**Source material:**
- - - - -

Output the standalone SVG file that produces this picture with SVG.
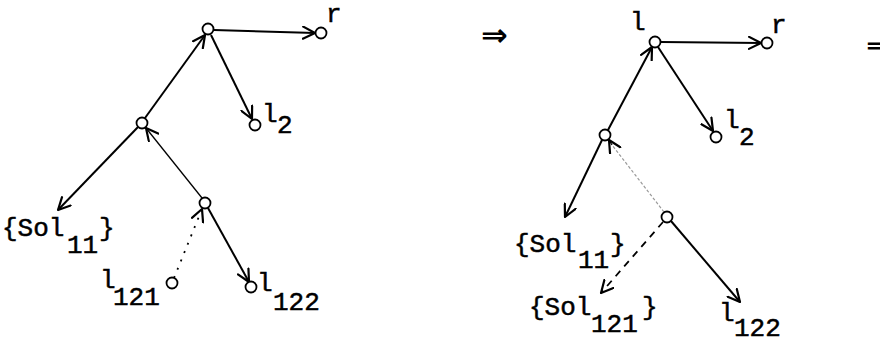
<svg xmlns="http://www.w3.org/2000/svg" width="880" height="344" viewBox="0 0 880 344">
<defs>
<marker id="ah" viewBox="0 0 14 14" refX="13" refY="7" markerWidth="14" markerHeight="14" markerUnits="userSpaceOnUse" orient="auto">
<path d="M1,1 L13,7 L1,13" fill="none" stroke="#000" stroke-width="2.2" stroke-linecap="round" stroke-linejoin="round"/>
</marker>
</defs>
<style>
.n{fill:#fff;stroke:#000;stroke-width:1.8}
.e{fill:none;stroke:#000;stroke-width:2;marker-end:url(#ah)}
.thin{stroke-width:1.3}
.dot{stroke-dasharray:2 7;stroke-width:1.8}
.dash{stroke-dasharray:7 6;stroke-width:1.8}
.faint{stroke:#999;stroke-width:1.2;stroke-dasharray:3 2}
.t{font-family:"Liberation Mono","Courier New",monospace;font-size:26px;fill:#000;stroke:#000;stroke-width:0.5}
.s{font-family:"DejaVu Sans",sans-serif;font-size:32px;font-weight:bold;fill:#000}
</style>
<g id="connectors">
<line class="e" x1="214" y1="30" x2="315" y2="33"/>
<line class="e" x1="211" y1="35" x2="252" y2="119"/>
<line class="e" x1="145" y1="118" x2="205" y2="35"/>
<line class="e" x1="138" y1="127" x2="58" y2="210"/>
<line class="e thin" x1="202" y1="198" x2="146" y2="128"/>
<line class="e dot" x1="174" y1="278" x2="202" y2="209"/>
<line class="e" x1="208" y1="208" x2="249" y2="282"/>
<line class="e" x1="661" y1="42" x2="761" y2="43"/>
<line class="e" x1="658" y1="47" x2="713" y2="131"/>
<line class="e" x1="608" y1="130" x2="652" y2="47"/>
<line class="e" x1="602" y1="140" x2="565" y2="217"/>
<line class="faint" x1="664" y1="212" x2="612" y2="145"/>
<line class="e" x1="612" y1="145" x2="609" y2="140" style="stroke-width:1.3"/>
<line class="e dash" x1="663" y1="222" x2="601" y2="293"/>
<line class="e" x1="671" y1="221" x2="740" y2="302"/>
</g>
<g id="left-A"><circle class="n" cx="208" cy="29" r="5.5"/></g>
<g id="left-r"><circle class="n" cx="321" cy="33" r="5.5"/><text class="t" x="326" y="22">r</text></g>
<g id="left-B"><circle class="n" cx="142" cy="123" r="5.5"/></g>
<g id="left-l2"><circle class="n" cx="255" cy="125" r="5.5"/><text class="t"><tspan x="262" y="122">l</tspan><tspan x="277" y="133">2</tspan></text></g>
<g id="left-C"><circle class="n" cx="205" cy="203" r="5.5"/></g>
<g id="left-sol11"><text class="t"><tspan x="2" y="236">{Sol</tspan><tspan x="67" y="253">11</tspan><tspan x="99" y="236">}</tspan></text></g>
<g id="left-l121"><circle class="n" cx="172" cy="283" r="5.5"/><text class="t"><tspan x="100" y="288">l</tspan><tspan x="113" y="305">121</tspan></text></g>
<g id="left-l122"><circle class="n" cx="251" cy="287" r="5.5"/><text class="t"><tspan x="257" y="291">l</tspan><tspan x="273" y="310">122</tspan></text></g>
<g id="implies1"><text class="s" x="481" y="46">⇒</text></g>
<g id="right-A"><circle class="n" cx="655" cy="42" r="5.5"/><text class="t" x="630" y="30">l</text></g>
<g id="right-r"><circle class="n" cx="767" cy="43" r="5.5"/><text class="t" x="771" y="33">r</text></g>
<g id="right-B"><circle class="n" cx="605" cy="135" r="5.5"/></g>
<g id="right-l2"><circle class="n" cx="716" cy="137" r="5.5"/><text class="t"><tspan x="724" y="128">l</tspan><tspan x="739" y="145">2</tspan></text></g>
<g id="right-C"><circle class="n" cx="667" cy="217" r="5.5"/></g>
<g id="right-sol11"><text class="t"><tspan x="514" y="252">{Sol</tspan><tspan x="578" y="268">11</tspan><tspan x="610" y="252">}</tspan></text></g>
<g id="right-sol121"><text class="t"><tspan x="529" y="315">{Sol</tspan><tspan x="591" y="332">121</tspan><tspan x="642" y="315">}</tspan></text></g>
<g id="right-l122"><text class="t"><tspan x="719" y="321">l</tspan><tspan x="734" y="336">122</tspan></text></g>
<g id="implies2"><text class="s" x="866" y="56">⇒</text></g>
</svg>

- - - - -

**Exercise details:**
Transcribe the whole listing exactly. Pictures are excluded.

**Output of the task:**
Output the standalone SVG file that produces this picture with SVG.
<svg xmlns="http://www.w3.org/2000/svg" width="880" height="344" viewBox="0 0 880 344">
<defs>
<marker id="ah" viewBox="0 0 14 14" refX="13" refY="7" markerWidth="14" markerHeight="14" markerUnits="userSpaceOnUse" orient="auto">
<path d="M1,1 L13,7 L1,13" fill="none" stroke="#000" stroke-width="2.2" stroke-linecap="round" stroke-linejoin="round"/>
</marker>
</defs>
<style>
.n{fill:#fff;stroke:#000;stroke-width:1.8}
.e{fill:none;stroke:#000;stroke-width:2;marker-end:url(#ah)}
.thin{stroke-width:1.3}
.dot{stroke-dasharray:2 7;stroke-width:1.8}
.dash{stroke-dasharray:7 6;stroke-width:1.8}
.faint{stroke:#999;stroke-width:1.2;stroke-dasharray:3 2}
.t{font-family:"Liberation Mono","Courier New",monospace;font-size:26px;fill:#000;stroke:#000;stroke-width:0.5}
.s{font-family:"DejaVu Sans",sans-serif;font-size:32px;font-weight:bold;fill:#000}
</style>
<g id="connectors">
<line class="e" x1="214" y1="30" x2="315" y2="33"/>
<line class="e" x1="211" y1="35" x2="252" y2="119"/>
<line class="e" x1="145" y1="118" x2="205" y2="35"/>
<line class="e" x1="138" y1="127" x2="58" y2="210"/>
<line class="e thin" x1="202" y1="198" x2="146" y2="128"/>
<line class="e dot" x1="174" y1="278" x2="202" y2="209"/>
<line class="e" x1="208" y1="208" x2="249" y2="282"/>
<line class="e" x1="661" y1="42" x2="761" y2="43"/>
<line class="e" x1="658" y1="47" x2="713" y2="131"/>
<line class="e" x1="608" y1="130" x2="652" y2="47"/>
<line class="e" x1="602" y1="140" x2="565" y2="217"/>
<line class="faint" x1="664" y1="212" x2="612" y2="145"/>
<line class="e" x1="612" y1="145" x2="609" y2="140" style="stroke-width:1.3"/>
<line class="e dash" x1="663" y1="222" x2="601" y2="293"/>
<line class="e" x1="671" y1="221" x2="740" y2="302"/>
</g>
<g id="left-A"><circle class="n" cx="208" cy="29" r="5.5"/></g>
<g id="left-r"><circle class="n" cx="321" cy="33" r="5.5"/><text class="t" x="326" y="22">r</text></g>
<g id="left-B"><circle class="n" cx="142" cy="123" r="5.5"/></g>
<g id="left-l2"><circle class="n" cx="255" cy="125" r="5.5"/><text class="t"><tspan x="262" y="122">l</tspan><tspan x="277" y="133">2</tspan></text></g>
<g id="left-C"><circle class="n" cx="205" cy="203" r="5.5"/></g>
<g id="left-sol11"><text class="t"><tspan x="2" y="236">{Sol</tspan><tspan x="67" y="253">11</tspan><tspan x="99" y="236">}</tspan></text></g>
<g id="left-l121"><circle class="n" cx="172" cy="283" r="5.5"/><text class="t"><tspan x="100" y="288">l</tspan><tspan x="113" y="305">121</tspan></text></g>
<g id="left-l122"><circle class="n" cx="251" cy="287" r="5.5"/><text class="t"><tspan x="257" y="291">l</tspan><tspan x="273" y="310">122</tspan></text></g>
<g id="implies1"><text class="s" x="481" y="46">⇒</text></g>
<g id="right-A"><circle class="n" cx="655" cy="42" r="5.5"/><text class="t" x="630" y="30">l</text></g>
<g id="right-r"><circle class="n" cx="767" cy="43" r="5.5"/><text class="t" x="771" y="33">r</text></g>
<g id="right-B"><circle class="n" cx="605" cy="135" r="5.5"/></g>
<g id="right-l2"><circle class="n" cx="716" cy="137" r="5.5"/><text class="t"><tspan x="724" y="128">l</tspan><tspan x="739" y="145">2</tspan></text></g>
<g id="right-C"><circle class="n" cx="667" cy="217" r="5.5"/></g>
<g id="right-sol11"><text class="t"><tspan x="514" y="252">{Sol</tspan><tspan x="578" y="268">11</tspan><tspan x="610" y="252">}</tspan></text></g>
<g id="right-sol121"><text class="t"><tspan x="529" y="315">{Sol</tspan><tspan x="591" y="332">121</tspan><tspan x="642" y="315">}</tspan></text></g>
<g id="right-l122"><text class="t"><tspan x="719" y="321">l</tspan><tspan x="734" y="336">122</tspan></text></g>
<g id="implies2"><text class="s" x="866" y="56">⇒</text></g>
</svg>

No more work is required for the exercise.